Description:

Duties and Responsibilities:
  • Draft, review, and negotiate commitment letters and term sheets as well as primary loan and security documentation and ancillary deliverables.
  • Prepare and review issues lists and summary grids.
  • Conduct legal research, depending on client needs.
  • Manage deal teams and processes from initial discussions through closing and post-closing matters.
  • Conduct due diligence and provide legal services to leading international and domestic corporate clients, including private equity sponsors, corporate borrowers, commercial and investment banks.
  • Be a primary point of contact for clients, opposing counsel, and other transactional legal teams.
  • Assist clients with ongoing deal administration, including joinders, amendments, interpretive questions, and collateral matters.
  • Review initial drafts of credit agreements and other loan documents for various types of transactions, including both first and second lien structures, bank-bond financings, asset-based transactions, prepare succinct issues lists and revise drafts reflecting client comments.

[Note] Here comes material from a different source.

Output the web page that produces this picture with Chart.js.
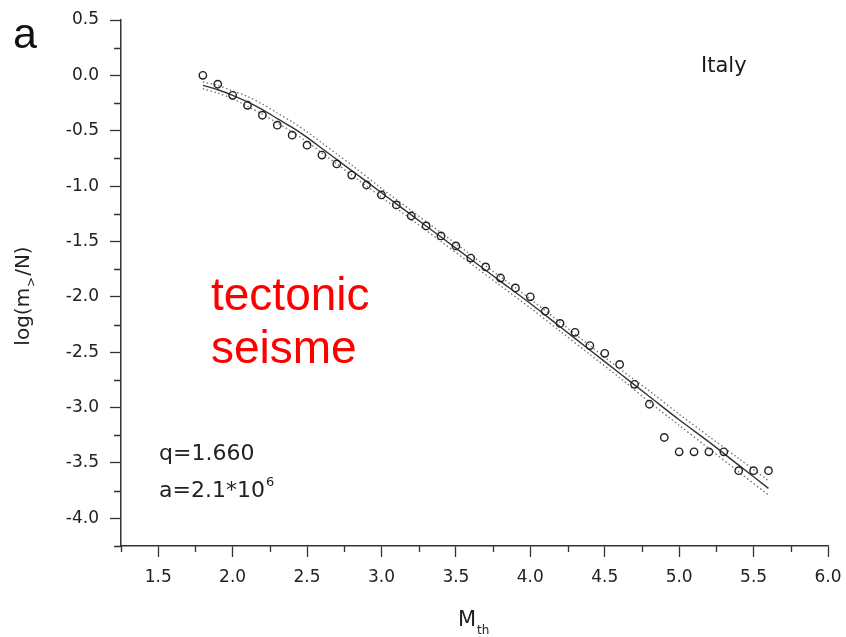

  • Attend and present educational seminars and have a high degree of contact with clients, opposing counsel, and other parties.
  • Exercise good judgment in internal and external written and verbal communications.
  • Mentor and train junior team-members.
  • Attend and participate in continuing education classes and client development initiatives.
  • Salary: $310,000 - $390,000

Qualifications:
  • J.D., LL.M., or U.S. equivalent in law, plus 3 years of professional experience as Attorney, Associate, Law Clerk, or related occupation/position/job title providing legal advice at an international law firm and managing and negotiating domestic and cross-border debt financing transactions.
  • Must also have experience with the following special skills: 3 years of professional experience advising both large and small cap private equity sponsors, corporate borrowers, commercial and investment banks and other clients in the energy/infrastructure, technology, financial services and telecommunications industries on all aspects of transactions and the financing life cycle on both the borrower and lender side; 3 years of professional experience overseeing multiple legal projects involving debt restructurings, reserve-based lending, asset-based lending, acquisition financings, general syndicated lending, capital markets offerings and direct lending transactions; 3 years of professional experience advising on deal administration, including joinders, amendments, interpretive questions, liability management and collateral matters; 3 years of professional experience with cross-border financing structures and global issues relating to secured transactions and lending, including experience with LMA style UK-law secured financings and working with cross border teams and international clients from multiple countries; and 3 years of professional experience training junior associates and legal assistants in connection with the administration and execution of debt financing transactions.
  • Must be admitted to the New York State Bar.